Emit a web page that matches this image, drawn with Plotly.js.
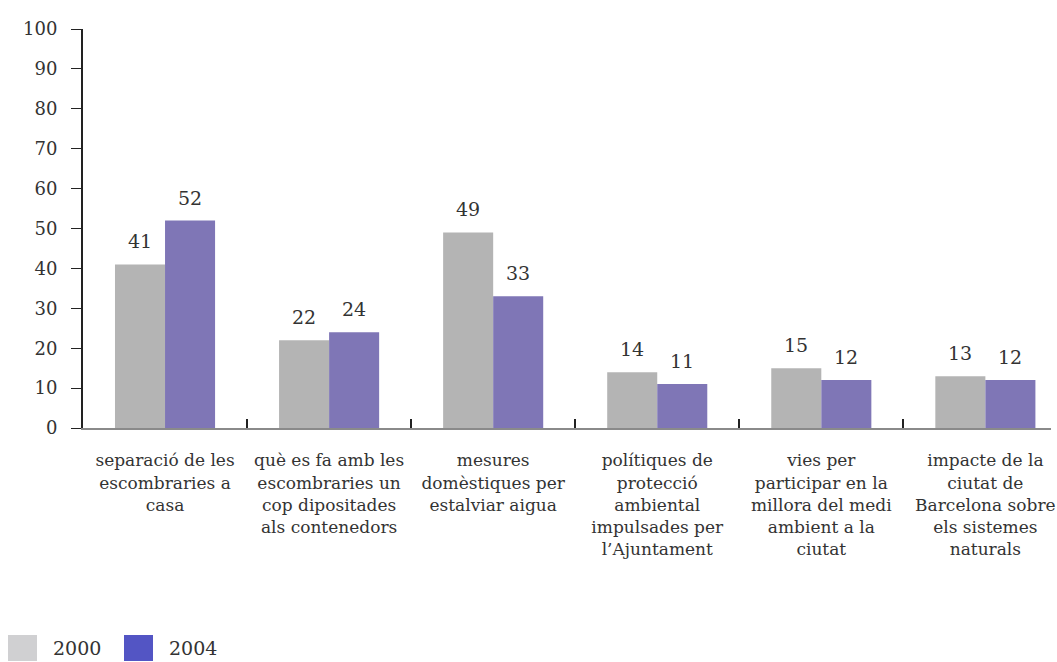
<!DOCTYPE html>
<html>
<head>
<meta charset="utf-8">
<script src="https://cdn.plot.ly/plotly-3.0.1.min.js"></script>
<style>html,body{margin:0;padding:0;background:#fff;}#chart{width:1057px;height:662px;}</style>
</head>
<body>
<div id="chart"></div>
<script>
var categories = [
  "separació de les<br>escombraries a<br>casa",
  "què es fa amb les<br>escombraries un<br>cop dipositades<br>als contenedors",
  "mesures<br>domèstiques per<br>estalviar aigua",
  "polítiques de<br>protecció<br>ambiental<br>impulsades per<br>l’Ajuntament",
  "vies per<br>participar en la<br>millora del medi<br>ambient a la<br>ciutat",
  "impacte de la<br>ciutat de<br>Barcelona sobre<br>els sistemes<br>naturals"
];
var values2000 = [41, 22, 49, 14, 15, 13];
var values2004 = [52, 24, 33, 11, 12, 12];
var seriesNames = ["2000", "2004"];
var barColors = ["#b4b4b4", "#7f76b6"];
var legendColors = ["#d0d0d2", "#5355c4"];
var yTicks = [0, 10, 20, 30, 40, 50, 60, 70, 80, 90, 100];

var FONT = "DejaVu Serif";

function barTrace(name, vals, color) {
  return {
    type: "bar", name: name, x: categories, y: vals,
    marker: {color: color},
    showlegend: false, hoverinfo: "x+y"
  };
}

var data = [
  barTrace(seriesNames[0], values2000, barColors[0]),
  barTrace(seriesNames[1], values2004, barColors[1])
];

var annotations = [];
[values2000, values2004].forEach(function (vals, s) {
  vals.forEach(function (v, i) {
    annotations.push({
      x: categories[i], y: v, xref: "x", yref: "y",
      xshift: s === 0 ? -25 : 25, yshift: 10,
      yanchor: "bottom", xanchor: "center", showarrow: false,
      text: String(v), font: {family: FONT, size: 19, color: "#333"}
    });
  });
});

var shapes = [];
seriesNames.forEach(function (n, i) {
  var x0 = 8 + i * 116;
  shapes.push({type: "rect", xref: "paper", yref: "paper",
    x0: (x0 - 83) / 968, x1: (x0 + 29 - 83) / 968,
    y0: -(661 - 428) / 399, y1: -(635 - 428) / 399,
    fillcolor: legendColors[i], line: {width: 0}});
  annotations.push({xref: "paper", yref: "paper",
    x: (x0 + 43 - 83) / 968, y: -(648 - 428) / 399,
    xanchor: "left", yanchor: "middle", showarrow: false,
    text: n, font: {family: FONT, size: 19, color: "#333"}});
});

var layout = {
  width: 1057, height: 662,
  margin: {l: 83, r: 6, t: 29, b: 234},
  paper_bgcolor: "#fff", plot_bgcolor: "#fff",
  barmode: "group", bargap: 0.39, bargroupgap: 0,
  showlegend: false,
  font: {family: FONT, color: "#333"},
  xaxis: {
    type: "category", range: [-0.5, 5.4], tickangle: 0,
    showline: true, linecolor: "#8a8a8a", linewidth: 2,
    tickson: "boundaries", ticks: "inside", ticklen: 9, tickwidth: 2, tickcolor: "#222",
    showgrid: false, zeroline: false,
    tickfont: {family: FONT, size: 17, color: "#333"},
    ticklabelstandoff: 16, automargin: false
  },
  yaxis: {
    range: [0, 100], tickvals: yTicks, ticktext: yTicks.map(String),
    showline: true, linecolor: "#222", linewidth: 2,
    ticks: "outside", ticklen: 10, tickwidth: 1, tickcolor: "#222",
    showgrid: false, zeroline: false,
    tickfont: {family: FONT, size: 18, color: "#333"},
    ticklabelstandoff: 10, automargin: false
  },
  shapes: shapes, annotations: annotations
};

Plotly.newPlot("chart", data, layout, {displayModeBar: false, staticPlot: true});
</script>
</body>
</html>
******
Skip the images and write out the rest of the listing exactly.

**THE COMPLETED TASK**
Emit a web page that matches this image, drawn with Plotly.js.
<!DOCTYPE html>
<html>
<head>
<meta charset="utf-8">
<script src="https://cdn.plot.ly/plotly-3.0.1.min.js"></script>
<style>html,body{margin:0;padding:0;background:#fff;}#chart{width:1057px;height:662px;}</style>
</head>
<body>
<div id="chart"></div>
<script>
var categories = [
  "separació de les<br>escombraries a<br>casa",
  "què es fa amb les<br>escombraries un<br>cop dipositades<br>als contenedors",
  "mesures<br>domèstiques per<br>estalviar aigua",
  "polítiques de<br>protecció<br>ambiental<br>impulsades per<br>l’Ajuntament",
  "vies per<br>participar en la<br>millora del medi<br>ambient a la<br>ciutat",
  "impacte de la<br>ciutat de<br>Barcelona sobre<br>els sistemes<br>naturals"
];
var values2000 = [41, 22, 49, 14, 15, 13];
var values2004 = [52, 24, 33, 11, 12, 12];
var seriesNames = ["2000", "2004"];
var barColors = ["#b4b4b4", "#7f76b6"];
var legendColors = ["#d0d0d2", "#5355c4"];
var yTicks = [0, 10, 20, 30, 40, 50, 60, 70, 80, 90, 100];

var FONT = "DejaVu Serif";

function barTrace(name, vals, color) {
  return {
    type: "bar", name: name, x: categories, y: vals,
    marker: {color: color},
    showlegend: false, hoverinfo: "x+y"
  };
}

var data = [
  barTrace(seriesNames[0], values2000, barColors[0]),
  barTrace(seriesNames[1], values2004, barColors[1])
];

var annotations = [];
[values2000, values2004].forEach(function (vals, s) {
  vals.forEach(function (v, i) {
    annotations.push({
      x: categories[i], y: v, xref: "x", yref: "y",
      xshift: s === 0 ? -25 : 25, yshift: 10,
      yanchor: "bottom", xanchor: "center", showarrow: false,
      text: String(v), font: {family: FONT, size: 19, color: "#333"}
    });
  });
});

var shapes = [];
seriesNames.forEach(function (n, i) {
  var x0 = 8 + i * 116;
  shapes.push({type: "rect", xref: "paper", yref: "paper",
    x0: (x0 - 83) / 968, x1: (x0 + 29 - 83) / 968,
    y0: -(661 - 428) / 399, y1: -(635 - 428) / 399,
    fillcolor: legendColors[i], line: {width: 0}});
  annotations.push({xref: "paper", yref: "paper",
    x: (x0 + 43 - 83) / 968, y: -(648 - 428) / 399,
    xanchor: "left", yanchor: "middle", showarrow: false,
    text: n, font: {family: FONT, size: 19, color: "#333"}});
});

var layout = {
  width: 1057, height: 662,
  margin: {l: 83, r: 6, t: 29, b: 234},
  paper_bgcolor: "#fff", plot_bgcolor: "#fff",
  barmode: "group", bargap: 0.39, bargroupgap: 0,
  showlegend: false,
  font: {family: FONT, color: "#333"},
  xaxis: {
    type: "category", range: [-0.5, 5.4], tickangle: 0,
    showline: true, linecolor: "#8a8a8a", linewidth: 2,
    tickson: "boundaries", ticks: "inside", ticklen: 9, tickwidth: 2, tickcolor: "#222",
    showgrid: false, zeroline: false,
    tickfont: {family: FONT, size: 17, color: "#333"},
    ticklabelstandoff: 16, automargin: false
  },
  yaxis: {
    range: [0, 100], tickvals: yTicks, ticktext: yTicks.map(String),
    showline: true, linecolor: "#222", linewidth: 2,
    ticks: "outside", ticklen: 10, tickwidth: 1, tickcolor: "#222",
    showgrid: false, zeroline: false,
    tickfont: {family: FONT, size: 18, color: "#333"},
    ticklabelstandoff: 10, automargin: false
  },
  shapes: shapes, annotations: annotations
};

Plotly.newPlot("chart", data, layout, {displayModeBar: false, staticPlot: true});
</script>
</body>
</html>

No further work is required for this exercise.